Rising voice: Sandhurst priest Fr Rob Galea singing at the ACYF. Photos: Iceberg Media

When his school offered the chance to take students to the ACYF in Perth, he jumped at the opportunity.

About 41 students, staff and parishioners went to ACYF from Sunnybank.

Mr Kandathiparambil said being around 5500 young Catholics was inspiring.

“You can really feel the energy, especially at the plenary sessions,” he said.

“Everyone is just really passionate about faith and it’s really great to see.

“It can be tough at times because a lot of people in my class don’t really see religion as important or don’t really know it.”

St Thomas More College maths, science and religion teacher Paul Plant said giving students a chance to attend Catholic events like the ACYF provided “a lived experience” of the religious education curriculum.

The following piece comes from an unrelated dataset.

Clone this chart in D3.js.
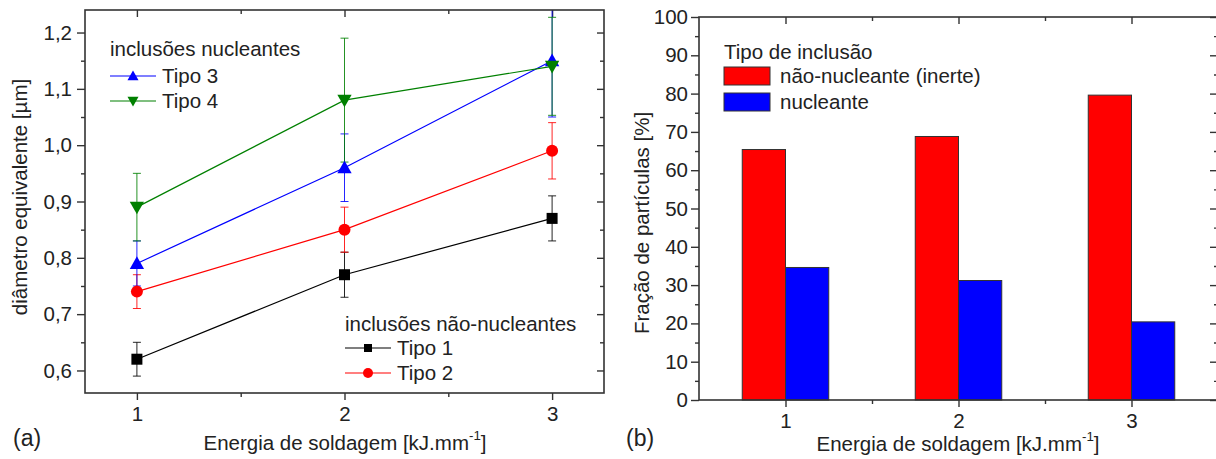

“In the RE curriculum there’s learning about the faith, and there’s also a dimension in the RE curriculum about learning how to be religious in a particular way,” Mr Plant said.

“You can learn all you want about prayer but there’s something different about praying. 

“You can learn from a text book, or from a learned experience of faith and God and relationships. 

“(The ACYF) really deepens the experience for these students who have chosen to come along and are keen to come along, to deepen and learn similar things in a different context and have a lived experience.”

The 34-year-old Catholic father and member of Emmanuel Community said the ACYF provided a sense of the wider Church, and while he was proud of the Catholic culture at STMC, it was inspiring to hear the faith journeys of other communities.

“People who, even though I don’t know them, I hear them talk about their relationship with God and it sounds very familiar to me because it’s the same God,” Mr Plant said.

“There’s something really rich about discovering, amidst people’s differences, a unity that connects us to God and to the Church.”

Amazing racers: Missionary of God’s Love Sisters Therese Mills and Judy Bowe, who recently appeared on television show The Amazing Race. Photos: Iceberg Media

In the day-one evening session, pilgrims heard from Missionary of God’s Love Sisters Therese Mills and Judy Bowe, who recently appeared on television show The Amazing Race.

Sr Bowe said when someone suggested the idea to go on the show, they thought it could be from God, but they needed to – in the theme of ACYF and the plenary council – listen to the Holy Spirit.

“When it’s God, anything can happen,” she said. “It was so ‘God’ because it was so positive.

“It was like the whole Church has this big collective laugh, all together.”

Sr Mills said they were given the opportunity to bring the Gospel message to people’s lounge rooms through actions like praying at the demilitarised zone on the border of North and South Korea.

And that allowed them to speak with their fellow contestants and crew – and the audience – about their own vocation and how God can work in people’s lives.

“If you know that you’re listening to the Holy Spirit, you can do anything with great courage that it will go well,” Sr Mills said.